#### Given entries

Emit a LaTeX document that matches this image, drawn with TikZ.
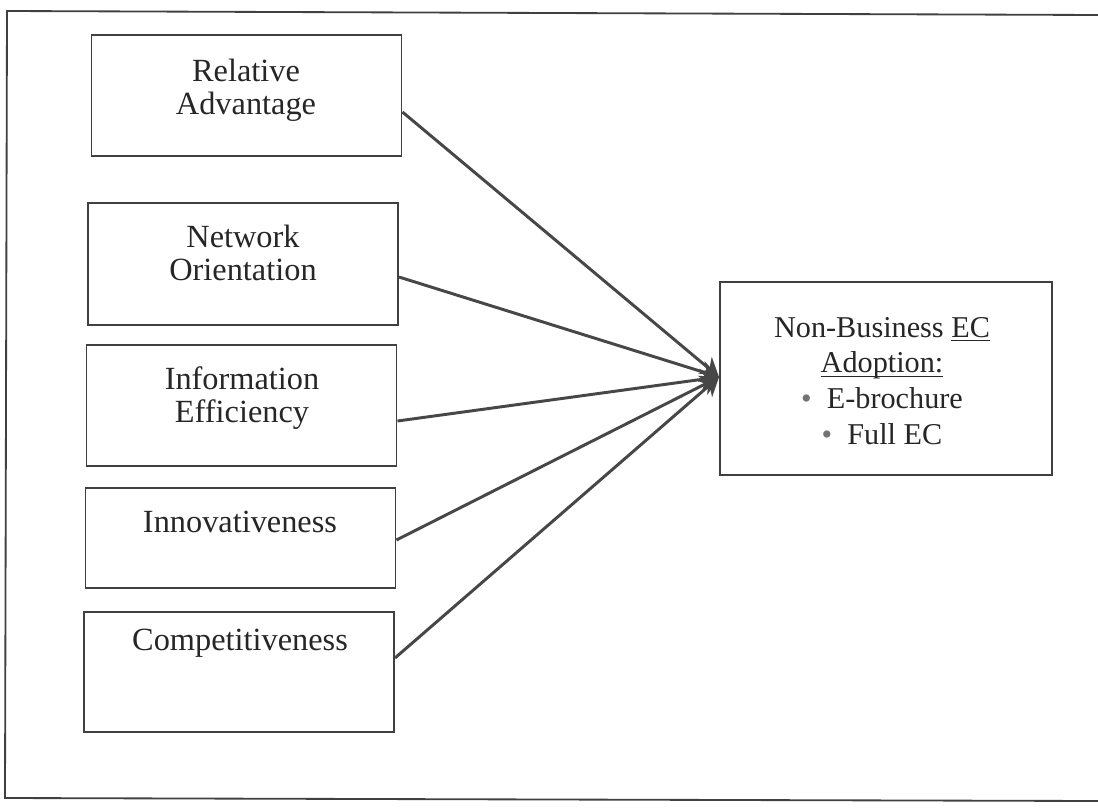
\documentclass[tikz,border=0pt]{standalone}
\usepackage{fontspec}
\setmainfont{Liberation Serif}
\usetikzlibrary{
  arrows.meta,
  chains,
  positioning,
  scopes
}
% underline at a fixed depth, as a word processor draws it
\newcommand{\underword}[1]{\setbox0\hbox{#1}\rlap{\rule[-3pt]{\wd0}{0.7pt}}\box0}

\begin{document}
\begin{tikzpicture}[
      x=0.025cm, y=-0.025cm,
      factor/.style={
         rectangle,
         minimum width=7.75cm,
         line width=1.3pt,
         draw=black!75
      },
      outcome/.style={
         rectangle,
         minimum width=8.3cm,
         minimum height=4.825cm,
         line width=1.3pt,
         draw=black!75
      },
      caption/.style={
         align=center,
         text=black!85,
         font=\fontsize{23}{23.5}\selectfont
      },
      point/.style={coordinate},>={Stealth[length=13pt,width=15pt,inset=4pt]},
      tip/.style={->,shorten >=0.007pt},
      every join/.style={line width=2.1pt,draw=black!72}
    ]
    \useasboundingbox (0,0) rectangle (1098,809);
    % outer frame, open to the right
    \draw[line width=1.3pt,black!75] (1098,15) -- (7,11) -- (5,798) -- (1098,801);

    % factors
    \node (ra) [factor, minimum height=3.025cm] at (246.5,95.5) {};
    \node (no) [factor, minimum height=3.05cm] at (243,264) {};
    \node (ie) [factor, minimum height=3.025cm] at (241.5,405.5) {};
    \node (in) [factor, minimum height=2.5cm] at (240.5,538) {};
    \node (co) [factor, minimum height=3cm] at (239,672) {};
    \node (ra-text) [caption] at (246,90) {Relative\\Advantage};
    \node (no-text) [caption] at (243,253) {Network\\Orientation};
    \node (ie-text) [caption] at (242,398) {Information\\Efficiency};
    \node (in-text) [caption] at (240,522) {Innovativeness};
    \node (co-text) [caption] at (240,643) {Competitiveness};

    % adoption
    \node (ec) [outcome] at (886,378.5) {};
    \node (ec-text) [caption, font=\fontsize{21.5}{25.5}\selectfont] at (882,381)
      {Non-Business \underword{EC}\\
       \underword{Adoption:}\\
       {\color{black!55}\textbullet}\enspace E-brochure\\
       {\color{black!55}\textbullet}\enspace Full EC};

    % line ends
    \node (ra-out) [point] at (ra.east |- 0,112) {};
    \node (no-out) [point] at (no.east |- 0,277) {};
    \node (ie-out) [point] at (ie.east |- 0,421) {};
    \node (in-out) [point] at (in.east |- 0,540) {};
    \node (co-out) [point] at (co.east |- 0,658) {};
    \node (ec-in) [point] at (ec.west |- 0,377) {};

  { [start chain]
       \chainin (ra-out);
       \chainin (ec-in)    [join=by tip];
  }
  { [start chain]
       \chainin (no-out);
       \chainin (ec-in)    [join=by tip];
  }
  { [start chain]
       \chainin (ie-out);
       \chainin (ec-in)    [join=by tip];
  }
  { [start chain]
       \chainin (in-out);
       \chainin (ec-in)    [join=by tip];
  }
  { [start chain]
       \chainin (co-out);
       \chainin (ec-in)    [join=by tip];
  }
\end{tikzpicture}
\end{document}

########
#### Given entries

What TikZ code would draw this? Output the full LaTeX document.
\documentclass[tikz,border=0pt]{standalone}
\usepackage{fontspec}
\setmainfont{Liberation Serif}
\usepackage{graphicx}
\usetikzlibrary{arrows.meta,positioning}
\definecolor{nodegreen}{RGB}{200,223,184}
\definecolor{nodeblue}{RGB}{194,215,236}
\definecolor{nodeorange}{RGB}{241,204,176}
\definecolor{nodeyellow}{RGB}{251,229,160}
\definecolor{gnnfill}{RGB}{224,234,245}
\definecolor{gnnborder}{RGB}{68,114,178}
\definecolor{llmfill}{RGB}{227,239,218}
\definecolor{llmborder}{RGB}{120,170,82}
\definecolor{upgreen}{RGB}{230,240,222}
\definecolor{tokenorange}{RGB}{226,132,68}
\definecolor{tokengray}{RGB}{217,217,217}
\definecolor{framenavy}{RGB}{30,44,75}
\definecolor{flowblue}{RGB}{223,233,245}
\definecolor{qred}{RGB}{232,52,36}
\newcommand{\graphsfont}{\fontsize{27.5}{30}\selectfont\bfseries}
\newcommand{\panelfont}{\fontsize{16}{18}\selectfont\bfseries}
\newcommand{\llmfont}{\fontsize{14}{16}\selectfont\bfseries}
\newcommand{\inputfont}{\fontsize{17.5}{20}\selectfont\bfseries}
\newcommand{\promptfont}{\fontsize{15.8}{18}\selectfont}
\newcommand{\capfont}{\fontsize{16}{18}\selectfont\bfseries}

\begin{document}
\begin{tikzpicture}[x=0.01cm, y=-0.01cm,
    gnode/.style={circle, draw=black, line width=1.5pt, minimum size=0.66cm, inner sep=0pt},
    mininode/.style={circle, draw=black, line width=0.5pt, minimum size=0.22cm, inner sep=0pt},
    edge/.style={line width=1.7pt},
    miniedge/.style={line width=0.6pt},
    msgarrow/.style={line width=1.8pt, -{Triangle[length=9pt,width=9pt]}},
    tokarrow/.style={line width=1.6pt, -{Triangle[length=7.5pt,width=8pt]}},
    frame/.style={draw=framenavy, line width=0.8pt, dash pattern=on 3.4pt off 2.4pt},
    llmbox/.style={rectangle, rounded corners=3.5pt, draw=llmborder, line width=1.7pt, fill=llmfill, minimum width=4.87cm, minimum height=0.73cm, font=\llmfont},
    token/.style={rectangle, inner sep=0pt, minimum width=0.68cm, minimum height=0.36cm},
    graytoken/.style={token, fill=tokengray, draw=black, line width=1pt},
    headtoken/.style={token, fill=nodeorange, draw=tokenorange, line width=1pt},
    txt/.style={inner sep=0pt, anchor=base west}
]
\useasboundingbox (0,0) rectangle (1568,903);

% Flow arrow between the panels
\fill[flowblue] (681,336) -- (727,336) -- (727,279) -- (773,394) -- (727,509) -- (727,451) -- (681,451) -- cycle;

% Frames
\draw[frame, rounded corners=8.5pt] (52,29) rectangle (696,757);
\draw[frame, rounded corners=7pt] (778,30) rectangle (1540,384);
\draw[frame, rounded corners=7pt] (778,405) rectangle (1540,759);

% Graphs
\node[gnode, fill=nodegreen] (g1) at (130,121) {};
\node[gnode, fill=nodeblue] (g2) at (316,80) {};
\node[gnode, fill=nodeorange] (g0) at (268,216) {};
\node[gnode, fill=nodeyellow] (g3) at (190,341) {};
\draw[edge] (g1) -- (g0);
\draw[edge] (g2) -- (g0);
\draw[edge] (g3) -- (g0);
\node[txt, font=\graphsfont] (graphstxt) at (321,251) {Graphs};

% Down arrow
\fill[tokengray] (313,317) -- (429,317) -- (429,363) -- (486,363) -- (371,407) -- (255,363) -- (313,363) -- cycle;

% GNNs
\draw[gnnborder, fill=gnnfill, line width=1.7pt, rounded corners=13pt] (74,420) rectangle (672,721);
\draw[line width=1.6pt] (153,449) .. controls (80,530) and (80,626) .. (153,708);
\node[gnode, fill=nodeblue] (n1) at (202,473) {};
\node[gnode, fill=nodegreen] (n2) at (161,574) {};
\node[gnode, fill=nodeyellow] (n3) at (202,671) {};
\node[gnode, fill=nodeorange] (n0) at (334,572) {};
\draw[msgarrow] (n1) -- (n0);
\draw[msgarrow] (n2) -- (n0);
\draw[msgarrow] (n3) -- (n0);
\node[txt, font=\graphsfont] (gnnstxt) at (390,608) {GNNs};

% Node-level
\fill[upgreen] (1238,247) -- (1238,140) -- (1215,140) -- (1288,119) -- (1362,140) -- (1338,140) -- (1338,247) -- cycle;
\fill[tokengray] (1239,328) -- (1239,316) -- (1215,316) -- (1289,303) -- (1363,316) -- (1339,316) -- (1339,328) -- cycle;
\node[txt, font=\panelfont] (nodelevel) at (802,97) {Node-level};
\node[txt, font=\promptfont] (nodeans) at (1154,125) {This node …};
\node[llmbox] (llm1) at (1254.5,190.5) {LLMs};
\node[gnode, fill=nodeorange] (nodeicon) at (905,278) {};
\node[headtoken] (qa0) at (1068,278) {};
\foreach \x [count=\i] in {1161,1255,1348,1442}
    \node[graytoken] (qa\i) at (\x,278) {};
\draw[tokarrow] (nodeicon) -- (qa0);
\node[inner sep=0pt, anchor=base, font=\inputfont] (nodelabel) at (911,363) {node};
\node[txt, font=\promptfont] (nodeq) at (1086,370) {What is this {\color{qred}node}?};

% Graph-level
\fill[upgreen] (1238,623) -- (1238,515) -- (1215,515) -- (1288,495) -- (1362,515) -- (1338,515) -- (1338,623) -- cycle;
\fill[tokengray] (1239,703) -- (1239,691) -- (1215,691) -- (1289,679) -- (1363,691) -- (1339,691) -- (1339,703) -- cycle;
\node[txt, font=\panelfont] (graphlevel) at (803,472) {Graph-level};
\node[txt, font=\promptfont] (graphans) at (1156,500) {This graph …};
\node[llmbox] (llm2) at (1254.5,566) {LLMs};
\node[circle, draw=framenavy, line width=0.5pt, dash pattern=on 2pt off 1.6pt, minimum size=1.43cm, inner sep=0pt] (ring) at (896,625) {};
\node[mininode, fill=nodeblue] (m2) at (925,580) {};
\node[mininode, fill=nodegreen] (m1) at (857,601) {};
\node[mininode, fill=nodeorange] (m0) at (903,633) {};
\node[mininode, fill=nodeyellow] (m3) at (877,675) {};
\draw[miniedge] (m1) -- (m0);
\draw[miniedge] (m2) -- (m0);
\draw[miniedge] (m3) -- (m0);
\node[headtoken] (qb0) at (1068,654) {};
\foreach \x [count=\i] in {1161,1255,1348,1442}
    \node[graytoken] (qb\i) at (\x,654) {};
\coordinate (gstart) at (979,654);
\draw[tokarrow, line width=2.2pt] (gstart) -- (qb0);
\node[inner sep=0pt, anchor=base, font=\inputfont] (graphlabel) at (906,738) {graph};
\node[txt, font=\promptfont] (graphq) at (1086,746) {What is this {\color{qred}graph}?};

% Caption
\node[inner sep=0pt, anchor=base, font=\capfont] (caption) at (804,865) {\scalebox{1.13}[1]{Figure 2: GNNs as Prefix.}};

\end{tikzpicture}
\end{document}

########

Up in the listing, locate the line with "Emit a LaTeX"; print it and every line after it down to the line with "(5,798) -- (1098,801);", which is included too. Skip the pictures.

Emit a LaTeX document that matches this image, drawn with TikZ.
\documentclass[tikz,border=0pt]{standalone}
\usepackage{fontspec}
\setmainfont{Liberation Serif}
\usetikzlibrary{
  arrows.meta,
  chains,
  positioning,
  scopes
}
% underline at a fixed depth, as a word processor draws it
\newcommand{\underword}[1]{\setbox0\hbox{#1}\rlap{\rule[-3pt]{\wd0}{0.7pt}}\box0}

\begin{document}
\begin{tikzpicture}[
      x=0.025cm, y=-0.025cm,
      factor/.style={
         rectangle,
         minimum width=7.75cm,
         line width=1.3pt,
         draw=black!75
      },
      outcome/.style={
         rectangle,
         minimum width=8.3cm,
         minimum height=4.825cm,
         line width=1.3pt,
         draw=black!75
      },
      caption/.style={
         align=center,
         text=black!85,
         font=\fontsize{23}{23.5}\selectfont
      },
      point/.style={coordinate},>={Stealth[length=13pt,width=15pt,inset=4pt]},
      tip/.style={->,shorten >=0.007pt},
      every join/.style={line width=2.1pt,draw=black!72}
    ]
    \useasboundingbox (0,0) rectangle (1098,809);
    % outer frame, open to the right
    \draw[line width=1.3pt,black!75] (1098,15) -- (7,11) -- (5,798) -- (1098,801);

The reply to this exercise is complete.